Celebrar a la Virgen Santa es fiesta, es oración, pero además es compromiso: es ponerse en camino con ella para vivir el Evangelio con alegría y esperanza. Es mirar la vida con los ojos de María, descubrir la presencia de Dios en lo cotidiano y responder con obras de amor y justicia.

La fe agradecida mueve montañas, pero en el camino cristiano también encontramos montañas y baches que nos desvían del bien común: la corrupción, la injusticia, la indiferencia, la pobreza, la exclusión, el egoísmo que divide y apaga la solidaridad. Por eso, nuestra devoción debe convertirse en compromiso: en construir juntos un país más fraterno, justo y solidario, donde la fe inspire la honestidad, la esperanza sostenga la unidad, y la caridad transforme la convivencia.

Escribe Carlos Miguel Jiménez, poeta pilarense nacido en 1890 y fallecido en 1979, autor de Mi patria soñada, Tierra guaraní y otras obras que reflejan la fe y el alma del Paraguay. Fue músico, docente y servidor público en Pilar, y un hombre de profunda fe católica y sincera devoción mariana, que supo cantar con sencillez la ternura de la Virgen en versos como estos: “María Santísima, flor de mi tierra, madre del pobre que sufre y espera, tus manos suaves son mi esperanza, tu manto claro cubre mi pena.” Desde esa mirada creyente, como ciudadano honesto y comprometido con su pueblo, nos recuerda también en Mi patria soñada que la patria justa y fraterna solo será posible cuando haya hombres sanos de alma y corazón. 

El mismo poeta advertía que la patria soñada no debe tener “hijos desgraciados ni amos insaciables que usurpan sus bienes”. Y lamentablemente, el Paraguay de hoy sigue cargando esas heridas. La corrupción pública y privada continúa dañando la confianza y malgastando los recursos destinados a mejorar la vida de nuestro pueblo, especialmente la de los más pobres. Mientras exista impunidad, el patrimonio del pueblo sigue siendo usurpado, y el Paraguay sigue teniendo “hijos desgraciados”. Por eso, necesitamos reconstruir el tejido moral de la nación, fortalecer la conciencia ciudadana y renovar la esperanza cristiana en todos los ámbitos de la vida social. Que cada bautizado aporte su fe, su esperanza y su compromiso por el bien común, para que nuestra patria vuelva a ser rica —no en oro ni poder—, sino en hombres y mujeres sanos de alma y corazón.

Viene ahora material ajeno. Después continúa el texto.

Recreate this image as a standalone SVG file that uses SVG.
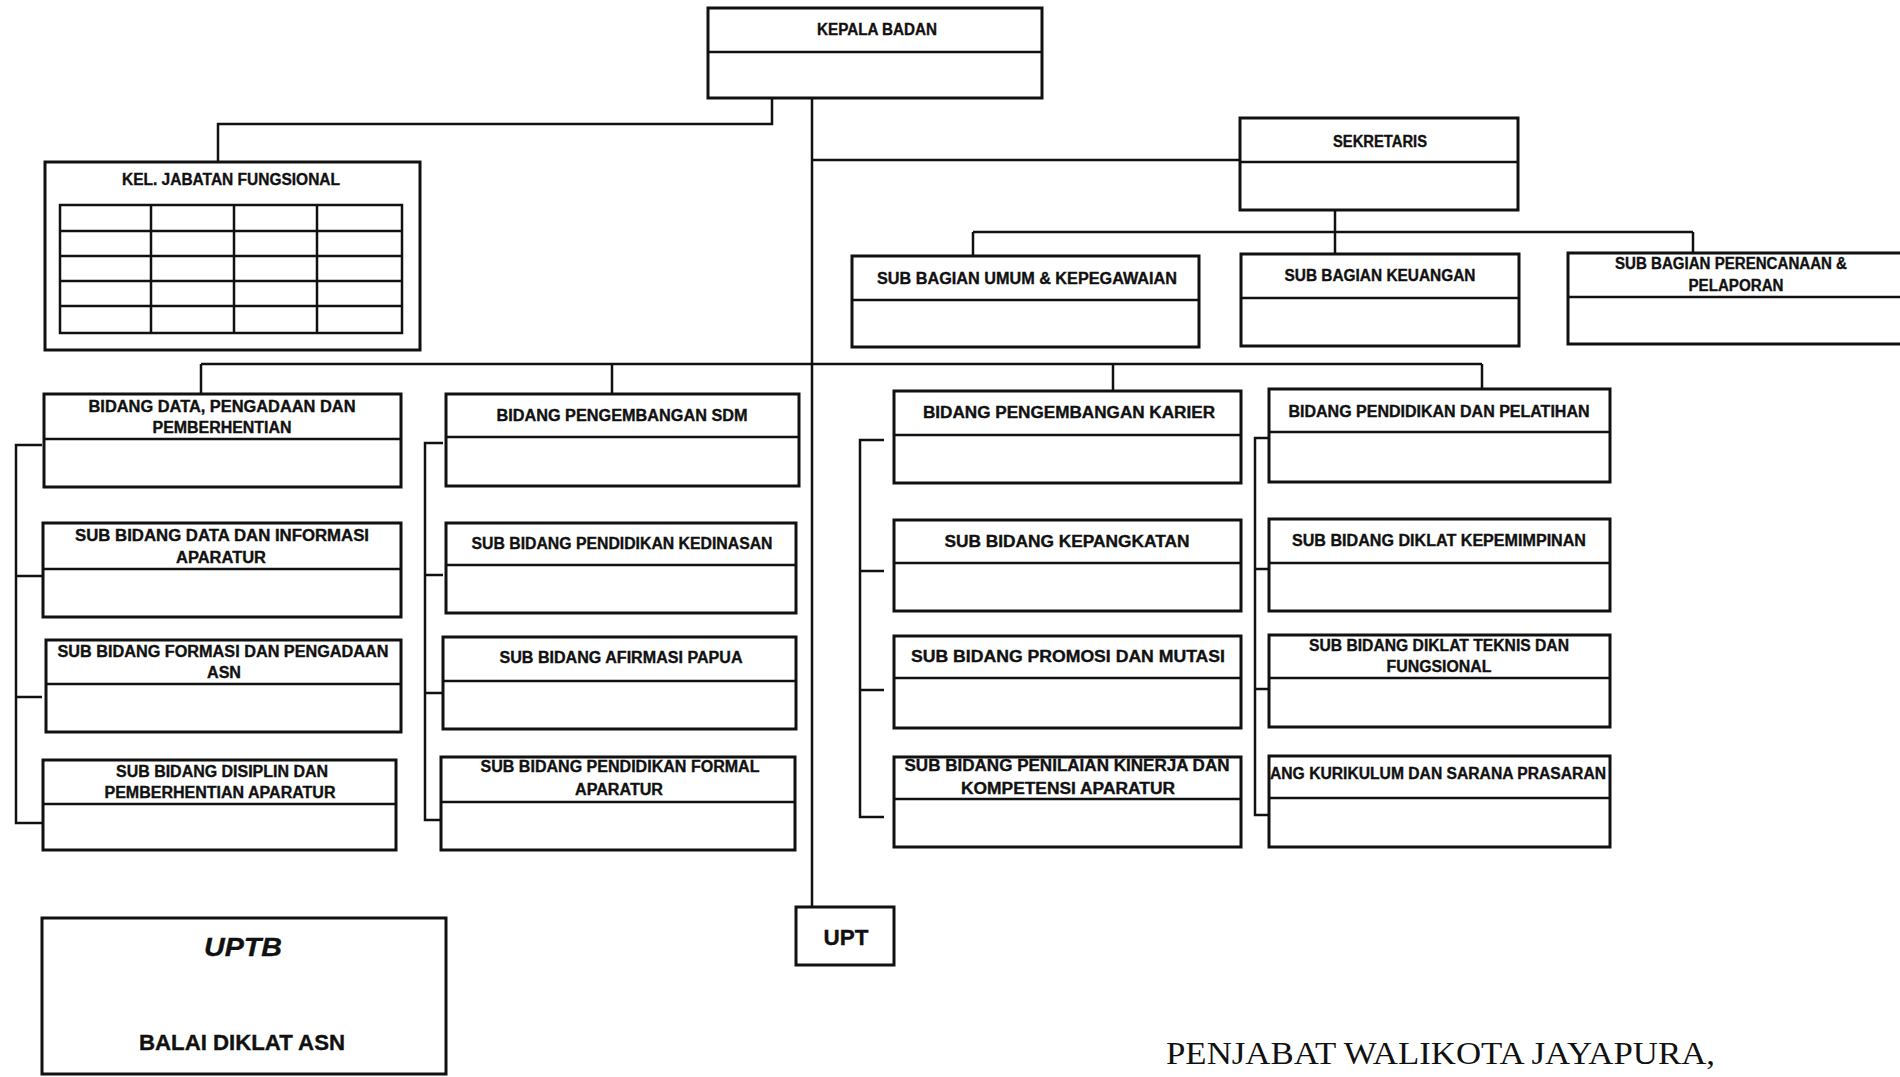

La Verdad que es Jesús el Señor, no impulsa a no quedarnos indiferentes ante las cosas públicas, al bien común,  a no replegarse dentro de los templos, ni esperar siempre consignas eclesiásticas para luchar por la justicia, por formas de vida más humanas para todos. Vayan y anuncien la Buena Nueva a nuestro pueblo; transformen su familia, su trabajo, su comunidad; participen en la vida pública, en las organizaciones vecinales, en las cooperativas, en los partidos políticos. Sean fermento en la masa, e iluminen con el testimonio de su vida las sombras del pecado que amenazan la dignidad de los pobres y vulnerables de nuestra sociedad.

La Virgen del Pilar es para nosotros luz en el camino, firmeza en la fe y consuelo en la esperanza. Ella está realmente presente entre nosotros, nos acompaña como peregrina del amor, consuela nuestras penas y fortalece nuestra esperanza. Le pedimos que, por su intercesión, el Señor nos levante de nuestras postraciones y nos ayude a caminar con esperanza, fundando nuestra vida —personal y comunitaria— sobre las tres columnas que sostienen toda existencia cristiana y social: la fe, la esperanza y la caridad.

¡Bendita y alabada sea la hora en que María Santísima vino en carne mortal a Zaragoza! Bendita sea por siempre la Virgen del Pilar, Madre de los creyentes, columna de nuestra fe y estrella de nuestra esperanza.

Oración a la Virgen del Pilar:

Oh Virgen del Pilar, Madre de la Esperanza, sostén de los creyentes y consuelo de los afligidos, te encomendamos nuestras vidas, nuestras familias y nuestra patria. Enséñanos a permanecer firmes en la fe, constantes en la esperanza y generosos en la caridad. Ayúdanos a reconstruir, con tu ternura y tu fortaleza, el tejido moral y espiritual de nuestra nación, para que en Paraguay florezcan la justicia, la paz y la fraternidad. Amén.